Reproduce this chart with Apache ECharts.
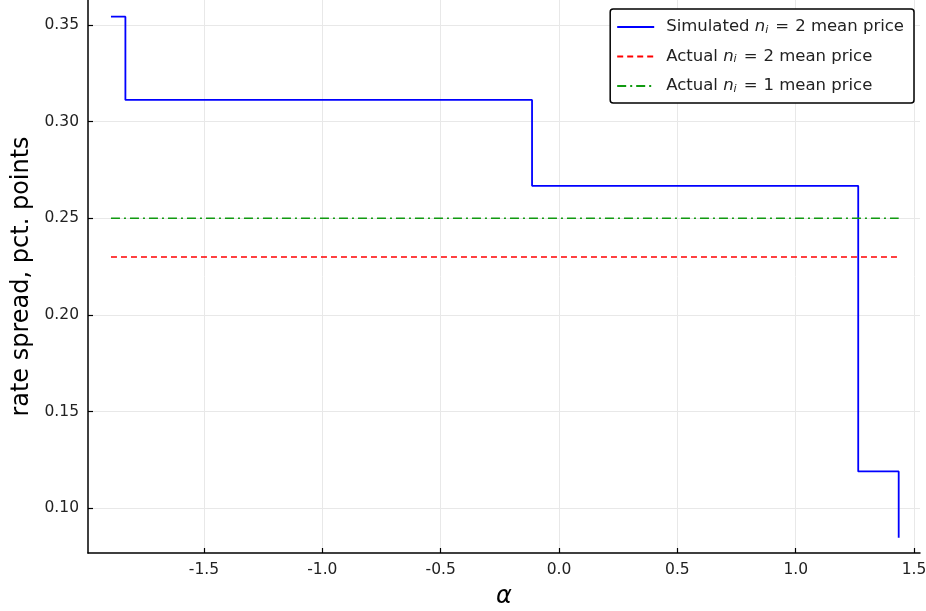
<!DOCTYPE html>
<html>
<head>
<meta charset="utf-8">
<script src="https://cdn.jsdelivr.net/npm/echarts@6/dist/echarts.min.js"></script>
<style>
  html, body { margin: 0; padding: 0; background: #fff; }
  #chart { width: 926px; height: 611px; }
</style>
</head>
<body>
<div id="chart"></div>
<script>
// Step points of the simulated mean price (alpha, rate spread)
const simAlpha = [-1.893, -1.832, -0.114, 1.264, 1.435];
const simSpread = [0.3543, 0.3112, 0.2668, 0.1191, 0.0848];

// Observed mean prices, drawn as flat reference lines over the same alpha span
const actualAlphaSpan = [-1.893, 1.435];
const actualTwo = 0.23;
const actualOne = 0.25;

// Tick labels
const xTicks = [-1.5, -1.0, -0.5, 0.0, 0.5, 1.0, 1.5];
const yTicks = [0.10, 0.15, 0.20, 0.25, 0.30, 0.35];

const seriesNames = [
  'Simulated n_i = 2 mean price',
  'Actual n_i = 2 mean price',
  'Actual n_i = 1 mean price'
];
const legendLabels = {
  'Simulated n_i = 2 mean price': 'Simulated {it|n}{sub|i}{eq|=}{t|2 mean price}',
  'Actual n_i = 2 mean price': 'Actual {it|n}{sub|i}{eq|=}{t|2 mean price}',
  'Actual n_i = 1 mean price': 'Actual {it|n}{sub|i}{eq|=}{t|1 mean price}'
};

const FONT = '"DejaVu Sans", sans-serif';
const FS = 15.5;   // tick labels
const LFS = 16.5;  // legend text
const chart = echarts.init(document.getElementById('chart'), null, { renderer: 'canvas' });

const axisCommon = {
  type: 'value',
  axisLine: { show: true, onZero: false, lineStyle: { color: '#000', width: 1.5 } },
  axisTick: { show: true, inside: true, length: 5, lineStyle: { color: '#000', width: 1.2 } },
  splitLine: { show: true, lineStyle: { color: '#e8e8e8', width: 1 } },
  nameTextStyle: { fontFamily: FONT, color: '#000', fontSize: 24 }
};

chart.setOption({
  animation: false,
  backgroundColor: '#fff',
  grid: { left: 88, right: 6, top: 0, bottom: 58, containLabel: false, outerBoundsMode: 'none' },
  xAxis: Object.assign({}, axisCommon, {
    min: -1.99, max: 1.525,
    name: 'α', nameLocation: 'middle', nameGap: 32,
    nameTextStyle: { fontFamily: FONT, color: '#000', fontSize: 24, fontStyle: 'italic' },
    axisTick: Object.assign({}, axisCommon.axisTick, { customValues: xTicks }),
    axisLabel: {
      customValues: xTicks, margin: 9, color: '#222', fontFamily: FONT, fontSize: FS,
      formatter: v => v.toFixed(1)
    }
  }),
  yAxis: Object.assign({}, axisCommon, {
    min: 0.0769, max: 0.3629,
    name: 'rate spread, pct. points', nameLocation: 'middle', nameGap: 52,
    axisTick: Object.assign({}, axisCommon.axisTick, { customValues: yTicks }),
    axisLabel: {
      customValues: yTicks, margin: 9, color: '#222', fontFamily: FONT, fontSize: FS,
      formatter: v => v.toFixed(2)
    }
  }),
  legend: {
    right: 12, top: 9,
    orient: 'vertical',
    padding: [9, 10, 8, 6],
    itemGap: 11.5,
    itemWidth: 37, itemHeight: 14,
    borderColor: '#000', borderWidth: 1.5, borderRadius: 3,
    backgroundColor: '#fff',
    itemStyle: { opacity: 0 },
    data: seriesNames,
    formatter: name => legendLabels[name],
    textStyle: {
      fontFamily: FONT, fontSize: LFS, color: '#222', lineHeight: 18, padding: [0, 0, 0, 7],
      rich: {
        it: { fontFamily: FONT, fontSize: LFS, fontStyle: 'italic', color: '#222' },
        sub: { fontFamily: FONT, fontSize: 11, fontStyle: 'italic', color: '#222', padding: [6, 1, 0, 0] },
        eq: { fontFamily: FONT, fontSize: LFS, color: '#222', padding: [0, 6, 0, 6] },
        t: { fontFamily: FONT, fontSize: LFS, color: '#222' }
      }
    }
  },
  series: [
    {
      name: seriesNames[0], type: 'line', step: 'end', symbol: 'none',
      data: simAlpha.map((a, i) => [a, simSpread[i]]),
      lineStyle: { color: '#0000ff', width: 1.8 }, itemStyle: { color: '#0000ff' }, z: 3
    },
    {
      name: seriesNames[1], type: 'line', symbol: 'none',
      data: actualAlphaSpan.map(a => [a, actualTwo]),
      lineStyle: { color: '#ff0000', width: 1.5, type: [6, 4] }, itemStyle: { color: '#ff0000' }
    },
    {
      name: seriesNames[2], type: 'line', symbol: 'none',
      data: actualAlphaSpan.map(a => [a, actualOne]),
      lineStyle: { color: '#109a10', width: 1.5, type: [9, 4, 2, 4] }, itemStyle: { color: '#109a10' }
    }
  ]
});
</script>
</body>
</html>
+ + + + +
Problem to work on ▸
Print each line of the material above exactly, with the pictures removed from your copy.

Result of this exercise ▸
Reproduce this chart with Apache ECharts.
<!DOCTYPE html>
<html>
<head>
<meta charset="utf-8">
<script src="https://cdn.jsdelivr.net/npm/echarts@6/dist/echarts.min.js"></script>
<style>
  html, body { margin: 0; padding: 0; background: #fff; }
  #chart { width: 926px; height: 611px; }
</style>
</head>
<body>
<div id="chart"></div>
<script>
// Step points of the simulated mean price (alpha, rate spread)
const simAlpha = [-1.893, -1.832, -0.114, 1.264, 1.435];
const simSpread = [0.3543, 0.3112, 0.2668, 0.1191, 0.0848];

// Observed mean prices, drawn as flat reference lines over the same alpha span
const actualAlphaSpan = [-1.893, 1.435];
const actualTwo = 0.23;
const actualOne = 0.25;

// Tick labels
const xTicks = [-1.5, -1.0, -0.5, 0.0, 0.5, 1.0, 1.5];
const yTicks = [0.10, 0.15, 0.20, 0.25, 0.30, 0.35];

const seriesNames = [
  'Simulated n_i = 2 mean price',
  'Actual n_i = 2 mean price',
  'Actual n_i = 1 mean price'
];
const legendLabels = {
  'Simulated n_i = 2 mean price': 'Simulated {it|n}{sub|i}{eq|=}{t|2 mean price}',
  'Actual n_i = 2 mean price': 'Actual {it|n}{sub|i}{eq|=}{t|2 mean price}',
  'Actual n_i = 1 mean price': 'Actual {it|n}{sub|i}{eq|=}{t|1 mean price}'
};

const FONT = '"DejaVu Sans", sans-serif';
const FS = 15.5;   // tick labels
const LFS = 16.5;  // legend text
const chart = echarts.init(document.getElementById('chart'), null, { renderer: 'canvas' });

const axisCommon = {
  type: 'value',
  axisLine: { show: true, onZero: false, lineStyle: { color: '#000', width: 1.5 } },
  axisTick: { show: true, inside: true, length: 5, lineStyle: { color: '#000', width: 1.2 } },
  splitLine: { show: true, lineStyle: { color: '#e8e8e8', width: 1 } },
  nameTextStyle: { fontFamily: FONT, color: '#000', fontSize: 24 }
};

chart.setOption({
  animation: false,
  backgroundColor: '#fff',
  grid: { left: 88, right: 6, top: 0, bottom: 58, containLabel: false, outerBoundsMode: 'none' },
  xAxis: Object.assign({}, axisCommon, {
    min: -1.99, max: 1.525,
    name: 'α', nameLocation: 'middle', nameGap: 32,
    nameTextStyle: { fontFamily: FONT, color: '#000', fontSize: 24, fontStyle: 'italic' },
    axisTick: Object.assign({}, axisCommon.axisTick, { customValues: xTicks }),
    axisLabel: {
      customValues: xTicks, margin: 9, color: '#222', fontFamily: FONT, fontSize: FS,
      formatter: v => v.toFixed(1)
    }
  }),
  yAxis: Object.assign({}, axisCommon, {
    min: 0.0769, max: 0.3629,
    name: 'rate spread, pct. points', nameLocation: 'middle', nameGap: 52,
    axisTick: Object.assign({}, axisCommon.axisTick, { customValues: yTicks }),
    axisLabel: {
      customValues: yTicks, margin: 9, color: '#222', fontFamily: FONT, fontSize: FS,
      formatter: v => v.toFixed(2)
    }
  }),
  legend: {
    right: 12, top: 9,
    orient: 'vertical',
    padding: [9, 10, 8, 6],
    itemGap: 11.5,
    itemWidth: 37, itemHeight: 14,
    borderColor: '#000', borderWidth: 1.5, borderRadius: 3,
    backgroundColor: '#fff',
    itemStyle: { opacity: 0 },
    data: seriesNames,
    formatter: name => legendLabels[name],
    textStyle: {
      fontFamily: FONT, fontSize: LFS, color: '#222', lineHeight: 18, padding: [0, 0, 0, 7],
      rich: {
        it: { fontFamily: FONT, fontSize: LFS, fontStyle: 'italic', color: '#222' },
        sub: { fontFamily: FONT, fontSize: 11, fontStyle: 'italic', color: '#222', padding: [6, 1, 0, 0] },
        eq: { fontFamily: FONT, fontSize: LFS, color: '#222', padding: [0, 6, 0, 6] },
        t: { fontFamily: FONT, fontSize: LFS, color: '#222' }
      }
    }
  },
  series: [
    {
      name: seriesNames[0], type: 'line', step: 'end', symbol: 'none',
      data: simAlpha.map((a, i) => [a, simSpread[i]]),
      lineStyle: { color: '#0000ff', width: 1.8 }, itemStyle: { color: '#0000ff' }, z: 3
    },
    {
      name: seriesNames[1], type: 'line', symbol: 'none',
      data: actualAlphaSpan.map(a => [a, actualTwo]),
      lineStyle: { color: '#ff0000', width: 1.5, type: [6, 4] }, itemStyle: { color: '#ff0000' }
    },
    {
      name: seriesNames[2], type: 'line', symbol: 'none',
      data: actualAlphaSpan.map(a => [a, actualOne]),
      lineStyle: { color: '#109a10', width: 1.5, type: [9, 4, 2, 4] }, itemStyle: { color: '#109a10' }
    }
  ]
});
</script>
</body>
</html>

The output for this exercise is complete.